» TO BE DONE
Report only the number of lines that hold the word "code".

─── RECORD EXTRACTS

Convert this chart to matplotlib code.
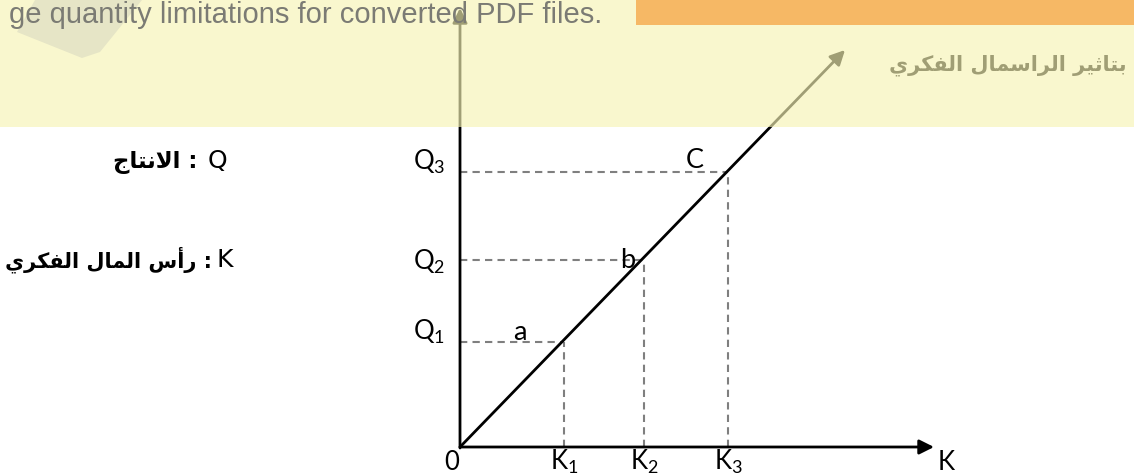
import numpy as np
import matplotlib.pyplot as plt
from matplotlib.patches import Rectangle, Polygon

plt.rcParams['font.family'] = ['Lato', 'DejaVu Sans']

# levels of capital K and output Q at the points a, b, c
k_vals = [1.04, 1.84, 2.68]
q_vals = [1.05, 1.87, 2.75]
k_names = ['K_1', 'K_2', 'K_3']
q_names = ['Q_1', 'Q_2', 'Q_3']
point_names = ['a', 'b', 'C']
# end of the production line and of the two axes
line_end = [3.85, 3.97]
k_axis_end = 4.74
q_axis_end = 4.39

title_ar = 'بتاثير الراسمال الفكري'
q_legend_ar = 'الانتاج'
k_legend_ar = 'رأس المال الفكري'
banner = 'ge quantity limitations for converted PDF files.'

# matplotlib does no arabic shaping -> use presentation forms in visual order
AR_FORMS = {  # isolated, final, initial, medial
    'ا': (0xFE8D, 0xFE8E, None, None),
    'أ': (0xFE83, 0xFE84, None, None),
    'ر': (0xFEAD, 0xFEAE, None, None),
    '\ufefb': (0xFEFB, 0xFEFC, None, None),
    'ب': (0xFE8F, 0xFE90, 0xFE91, 0xFE92),
    'ت': (0xFE95, 0xFE96, 0xFE97, 0xFE98),
    'ث': (0xFE99, 0xFE9A, 0xFE9B, 0xFE9C),
    'ج': (0xFE9D, 0xFE9E, 0xFE9F, 0xFEA0),
    'س': (0xFEB1, 0xFEB2, 0xFEB3, 0xFEB4),
    'ف': (0xFED1, 0xFED2, 0xFED3, 0xFED4),
    'ك': (0xFED9, 0xFEDA, 0xFEDB, 0xFEDC),
    'ل': (0xFEDD, 0xFEDE, 0xFEDF, 0xFEE0),
    'م': (0xFEE1, 0xFEE2, 0xFEE3, 0xFEE4),
    'ن': (0xFEE5, 0xFEE6, 0xFEE7, 0xFEE8),
    'ي': (0xFEF1, 0xFEF2, 0xFEF3, 0xFEF4),
}


def shape(text):
    words = []
    for word in text.split(' '):
        word = word.replace('لا', '\ufefb')
        glyphs = []
        for i, ch in enumerate(word):
            iso, fin, ini, med = AR_FORMS[ch]
            prev_joins = i > 0 and AR_FORMS[word[i - 1]][2] is not None
            next_joins = i < len(word) - 1 and ini is not None
            if prev_joins and next_joins:
                g = med
            elif prev_joins:
                g = fin
            elif next_joins:
                g = ini
            else:
                g = iso
            glyphs.append(chr(g))
        words.append(''.join(reversed(glyphs)))
    return ' '.join(reversed(words))


W, H = 1134, 476
fig = plt.figure(figsize=(W / 100, H / 100), dpi=100)
fig.patch.set_facecolor('white')


def fx(x):
    return x / W


def fy(y):
    return 1 - y / H


ax = fig.add_axes([0, 0, 1, 1])
ox, oy = 460, 447  # origin in pixels
ax.set_xlim(-ox / 100, (W - ox) / 100)
ax.set_ylim(-(H - oy) / 100, oy / 100)
ax.axis('off')

dash = dict(color='#7f7f7f', lw=1.5, ls=(0, (3.5, 2.5)))
for k, q in zip(k_vals, q_vals):
    ax.plot([0, k], [q, q], **dash)
    ax.plot([k, k], [0, q], **dash)

arrow = dict(arrowstyle='-|>', color='black', lw=2, mutation_scale=22,
             shrinkA=0, shrinkB=0)
ax.annotate('', xy=(k_axis_end, 0), xytext=(0, 0), arrowprops=arrow)
ax.annotate('', xy=(0, q_axis_end), xytext=(0, -0.01), arrowprops=arrow)
ax.annotate('', xy=line_end, xytext=(0, 0), arrowprops=arrow)

fs = 18.5
for k, name in zip(k_vals, k_names):
    ax.text(k, -0.23, '$\\mathregular{%s}$' % name, ha='center', va='baseline', fontsize=fs)
q_dy = [0.1, -0.02, 0.1]
for q, name, dy in zip(q_vals, q_names, q_dy):
    ax.text(-0.15, q + dy, '$\\mathregular{%s}$' % name, ha='right', va='center', fontsize=fs)
ax.text(-0.08, -0.23, '0', ha='center', va='baseline', fontsize=fs)
ax.text(4.86, -0.23, 'K', ha='center', va='baseline', fontsize=fs)

pt_off = [(-0.44, 0.1), (-0.16, 0.0), (-0.33, 0.12)]
for k, q, name, (dx, dy) in zip(k_vals, q_vals, point_names, pt_off):
    ax.text(k + dx, q + dy, name, ha='center', va='center', fontsize=fs + 1)

# legend of the symbols, left side
ar = dict(family='DejaVu Sans', weight='bold', va='baseline', ha='right')
fig.text(fx(197), fy(168), shape(q_legend_ar) + ' :', fontsize=16.5, **ar)
fig.text(fx(212), fy(267), shape(k_legend_ar) + ' :', fontsize=15, **ar)
fig.text(fx(227), fy(168), 'Q', family='DejaVu Sans', fontsize=18, ha='right', va='baseline')
fig.text(fx(233), fy(267), 'K', family='DejaVu Sans', fontsize=18, ha='right', va='baseline')

# title under the yellow band
fig.text(fx(1127), fy(70), shape(title_ar), family='DejaVu Sans', weight='bold',
         fontsize=15, ha='right', va='baseline', color='black', zorder=3)

# pdf converter banner on top
fig.patches.append(Rectangle((0, fy(127)), 1, 127 / H, transform=fig.transFigure,
                             fc='#F7F4B5', ec='none', alpha=0.65, zorder=5))
shape_px = [(35, 0), (17, 32), (82, 58), (100, 52), (142, 0)]
fig.patches.append(Polygon([(fx(x), fy(y)) for x, y in shape_px], closed=True,
                           transform=fig.transFigure, fc='#E6E5C6', ec='none', zorder=6))
fig.patches.append(Rectangle((fx(636), fy(25)), 1 - fx(636), 25 / H, transform=fig.transFigure,
                             fc='#F6B865', ec='none', zorder=6))
fig.text(fx(602), fy(23), banner, family='Liberation Sans', fontsize=21,
         color='#7b7b74', ha='right', va='baseline', zorder=7)

fig.savefig('out.png', dpi=100)
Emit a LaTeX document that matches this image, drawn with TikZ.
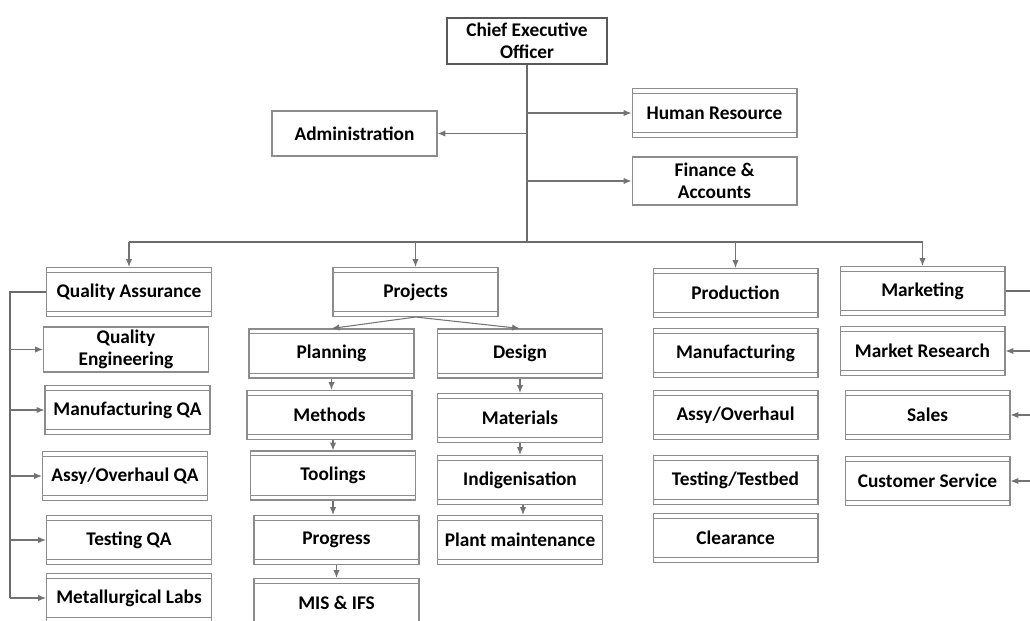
\documentclass[tikz,border=0pt]{standalone}
\usepackage{fontspec}
\setmainfont{Carlito}
\usepackage{tikz}
\usetikzlibrary{arrows.meta,positioning,calc}

\begin{document}
\begin{tikzpicture}[x=0.02cm, y=-0.02cm,
  dept/.style={draw=black!45, line width=0.6pt, minimum width=3.3cm, minimum height=0.98cm,
    inner sep=1pt, align=center, font=\fontsize{11}{12.5}\selectfont\bfseries},
  deptd/.style={dept, path picture={
    \draw[black!45, line width=0.6pt]
      ([yshift=-2.6pt]path picture bounding box.north west) -- ([yshift=-2.6pt]path picture bounding box.north east)
      ([yshift=2.6pt]path picture bounding box.south west) -- ([yshift=2.6pt]path picture bounding box.south east);}},
  boss/.style={dept, draw=black!65, line width=1.6pt, minimum width=3.2cm, minimum height=0.92cm},
  trunk/.style={draw=black!58, line width=1.6pt},
  rail/.style={draw=black!58, line width=0.9pt},
  link/.style={draw=black!55, line width=0.6pt, -{Latex[length=4.5pt,width=3.6pt]}}]

\useasboundingbox (0,0) rectangle (1030,621);
\clip (0,0) rectangle (1030,621);

% Top: CEO and staff
\node[boss] (ceo) at (527,41) {Chief Executive\\Officer};
\node[dept] (admin) at (354.5,133.5) [minimum height=0.9cm] {Administration};
\node[deptd] (hr) at (714.5,113) {Human Resource};
\node[dept] (fin) at (714.5,181) [minimum height=0.96cm] {Finance \&\\Accounts};

% Quality Assurance column
\node[deptd] (qa) at (129,292) {Quality Assurance};
\node[dept] (qe) at (126,349.5) [minimum height=0.9cm] {Quality\\Engineering};
\node[deptd] (mqa) at (127.5,410) {Manufacturing QA};
\node[deptd] (aqa) at (125,476) {Assy/Overhaul QA};
\node[deptd] (tqa) at (129,540) {Testing QA};
\node[deptd] (mlab) at (129,598) {Metallurgical Labs};

% Projects columns
\node[deptd] (proj) at (415.5,292) {Projects};
\node[deptd] (plan) at (331.5,353.5) {Planning};
\node[deptd] (methods) at (329.5,415) {Methods};
\node[deptd] (tool) at (333,475.5) {Toolings};
\node[deptd] (prog) at (336.5,540) {Progress};
\node[deptd] (mis) at (336.5,603) {MIS \& IFS};
\node[deptd] (design) at (520,353.5) {Design};
\node[deptd] (mat) at (520,418) {Materials};
\node[deptd] (indig) at (520,480) {Indigenisation};
\node[deptd] (plant) at (520,540) {Plant maintenance};

% Production column
\node[deptd] (prod) at (735.5,293) {Production};
\node[deptd] (manuf) at (735.5,353) {Manufacturing};
\node[deptd] (assy) at (735.5,415) {Assy/Overhaul};
\node[deptd] (testbed) at (735.5,480) {Testing/Testbed};
\node[deptd] (clear) at (735.5,538) {Clearance};

% Marketing column
\node[deptd] (mkt) at (922.5,291) {Marketing};
\node[deptd] (mres) at (922.5,351) {Market Research};
\node[deptd] (sales) at (927.5,415) {Sales};
\node[deptd] (cserv) at (927.5,481) {Customer Service};

% Bus lines
\coordinate (bus) at (527,242);
\coordinate (qrail) at (10,0);
\coordinate (mrail) at (1030,0);

\draw[trunk] (ceo.south) -- (bus);
\draw[trunk] (qa.north |- bus) -- (mkt.north |- bus);

% Arrows
\draw[link] (ceo.south |- admin) -- (admin);
\draw[link] (ceo.south |- hr) -- (hr);
\draw[link] (ceo.south |- fin) -- (fin);
\foreach \d in {qa,proj,prod,mkt}
  \draw[link] (\d.north |- bus) -- (\d);

\draw[link] (proj.south) -- (plan.north);
\draw[link] (proj.south) -- (design.north);
\draw[link] (plan.south) -- (plan.south |- methods.north);
\draw[link] (tool.north |- methods.south) -- (tool.north);
\draw[link] (tool.south) -- (tool.south |- prog.north);
\draw[link] (prog.south) -- (mis.north);
\draw[link] (design.south) -- (mat.north);
\draw[link] (mat.south) -- (indig.north);
\draw[link] ($(indig.south)+(3,0)$) -- ($(plant.north)+(3,0)$);

\draw[rail] (qa.west) -| (qrail |- mlab);
\draw[link] (qrail |- mlab) -- (mlab);
\foreach \d in {qe,mqa,aqa,tqa}
  \draw[link] (qrail |- \d) -- (\d);

\draw[rail] (mkt) -- (mrail |- mkt);
\foreach \d in {mres,sales,cserv}
  \draw[link] (mrail |- \d) -- (\d);

\end{tikzpicture}
\end{document}
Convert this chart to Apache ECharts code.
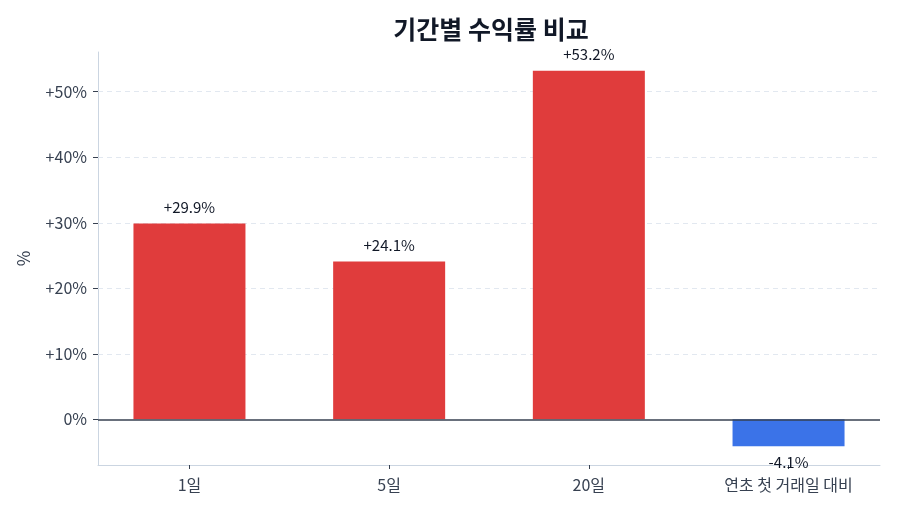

──────

» SOLUTION TO THIS EXERCISE
2